◆ **What is needed**: Return all the data below as it stands, minus the pictures.

[START Supplied information]

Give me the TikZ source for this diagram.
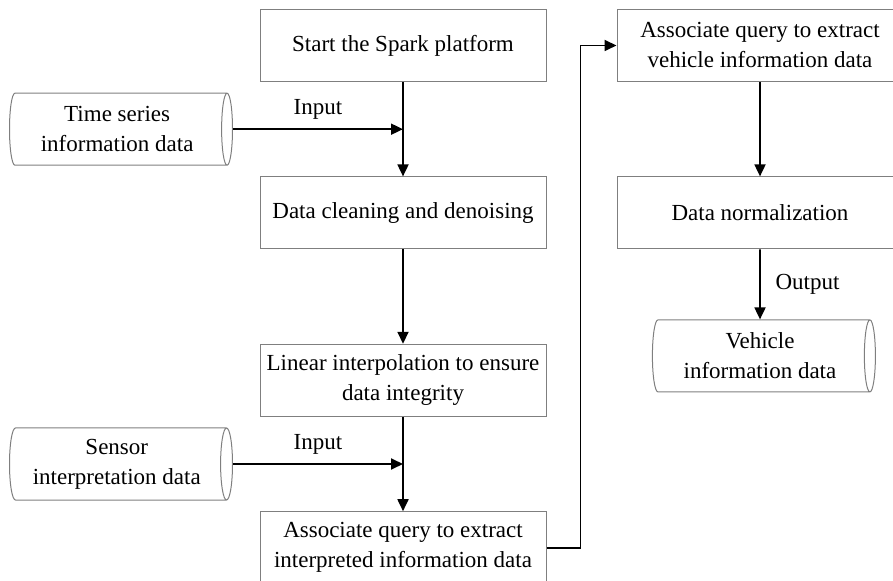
\documentclass[tikz,border=0pt]{standalone}
\usepackage{fontspec}
\setmainfont{Liberation Serif}
\usetikzlibrary{positioning, arrows.meta, shapes.geometric, calc}
\definecolor{boxborder}{HTML}{7F7F7F}
\definecolor{flowline}{HTML}{000000}

\begin{document}
\begin{tikzpicture}[
    >={Triangle[length=6pt, width=5.5pt]},
    node distance=47.2pt and 35pt,
    stepbox/.style={draw=boxborder, line width=0.5pt, minimum width=143pt, minimum height=36pt,
                    align=center, inner sep=2pt, font=\fontsize{11.5}{15}\selectfont},
    store/.style={cylinder, shape border rotate=0, aspect=0.22, draw=boxborder, line width=0.5pt,
                  minimum height=111.5pt, minimum width=36pt, align=center, inner sep=1pt,
                  font=\fontsize{11.5}{15}\selectfont},
    tag/.style={font=\fontsize{11.5}{15}\selectfont},
    arrow/.style={->, draw=flowline, line width=0.9pt},
]
\useasboundingbox (0,0) rectangle (446.5pt,-290.5pt);

% ============================================================
% Left column: preprocessing on Spark
% ============================================================
\node[stepbox] (start) at (201.5pt,-22.75pt) {Start the Spark platform};
\node[stepbox, below=of start] (clean) {Data cleaning and denoising};
\node[stepbox, below=of clean] (interp) {Linear interpolation to ensure\\data integrity};
\node[stepbox, below=of interp] (assoc) {Associate query to extract\\interpreted information data};

\draw[arrow] (start) -- (clean);
\draw[arrow] (clean) -- (interp);
\draw[arrow] (interp) -- (assoc);

% inputs join the main line between two steps
\coordinate (in1) at ($(start.south)!0.5!(clean.north)$);
\coordinate (in2) at ($(interp.south)!0.5!(assoc.north)$);

\node[store, left=85pt of in1] (tsdata) {Time series\\information data};
\node[store, left=85pt of in2] (sensor) {Sensor\\interpretation data};

\draw[arrow] (tsdata.east) -- (in1) node[tag, midway, above=1pt] (input1) {Input};
\draw[arrow] (sensor.east) -- (in2) node[tag, midway, above=1pt] (input2) {Input};

% ============================================================
% Right column: vehicle data
% ============================================================
\node[stepbox, right=of start] (query) {Associate query to extract\\vehicle information data};
\node[stepbox, below=of query] (norm) {Data normalization};
\node[store, below=35pt of norm] (vehicle) {Vehicle\\information data};

\draw[arrow] (query) -- (norm);
\draw[arrow] (norm) -- (vehicle) node[tag, midway, right=4pt] (output) {Output};

% hand-over from the left column to the right one
\draw[arrow] (assoc.east) -- ++(17pt,0) |- (query.west);

\end{tikzpicture}
\end{document}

[END Supplied information]

◆ **The output**:
Give me the TikZ source for this diagram.
\documentclass[tikz,border=0pt]{standalone}
\usepackage{fontspec}
\setmainfont{Liberation Serif}
\usetikzlibrary{positioning, arrows.meta, shapes.geometric, calc}
\definecolor{boxborder}{HTML}{7F7F7F}
\definecolor{flowline}{HTML}{000000}

\begin{document}
\begin{tikzpicture}[
    >={Triangle[length=6pt, width=5.5pt]},
    node distance=47.2pt and 35pt,
    stepbox/.style={draw=boxborder, line width=0.5pt, minimum width=143pt, minimum height=36pt,
                    align=center, inner sep=2pt, font=\fontsize{11.5}{15}\selectfont},
    store/.style={cylinder, shape border rotate=0, aspect=0.22, draw=boxborder, line width=0.5pt,
                  minimum height=111.5pt, minimum width=36pt, align=center, inner sep=1pt,
                  font=\fontsize{11.5}{15}\selectfont},
    tag/.style={font=\fontsize{11.5}{15}\selectfont},
    arrow/.style={->, draw=flowline, line width=0.9pt},
]
\useasboundingbox (0,0) rectangle (446.5pt,-290.5pt);

% ============================================================
% Left column: preprocessing on Spark
% ============================================================
\node[stepbox] (start) at (201.5pt,-22.75pt) {Start the Spark platform};
\node[stepbox, below=of start] (clean) {Data cleaning and denoising};
\node[stepbox, below=of clean] (interp) {Linear interpolation to ensure\\data integrity};
\node[stepbox, below=of interp] (assoc) {Associate query to extract\\interpreted information data};

\draw[arrow] (start) -- (clean);
\draw[arrow] (clean) -- (interp);
\draw[arrow] (interp) -- (assoc);

% inputs join the main line between two steps
\coordinate (in1) at ($(start.south)!0.5!(clean.north)$);
\coordinate (in2) at ($(interp.south)!0.5!(assoc.north)$);

\node[store, left=85pt of in1] (tsdata) {Time series\\information data};
\node[store, left=85pt of in2] (sensor) {Sensor\\interpretation data};

\draw[arrow] (tsdata.east) -- (in1) node[tag, midway, above=1pt] (input1) {Input};
\draw[arrow] (sensor.east) -- (in2) node[tag, midway, above=1pt] (input2) {Input};

% ============================================================
% Right column: vehicle data
% ============================================================
\node[stepbox, right=of start] (query) {Associate query to extract\\vehicle information data};
\node[stepbox, below=of query] (norm) {Data normalization};
\node[store, below=35pt of norm] (vehicle) {Vehicle\\information data};

\draw[arrow] (query) -- (norm);
\draw[arrow] (norm) -- (vehicle) node[tag, midway, right=4pt] (output) {Output};

% hand-over from the left column to the right one
\draw[arrow] (assoc.east) -- ++(17pt,0) |- (query.west);

\end{tikzpicture}
\end{document}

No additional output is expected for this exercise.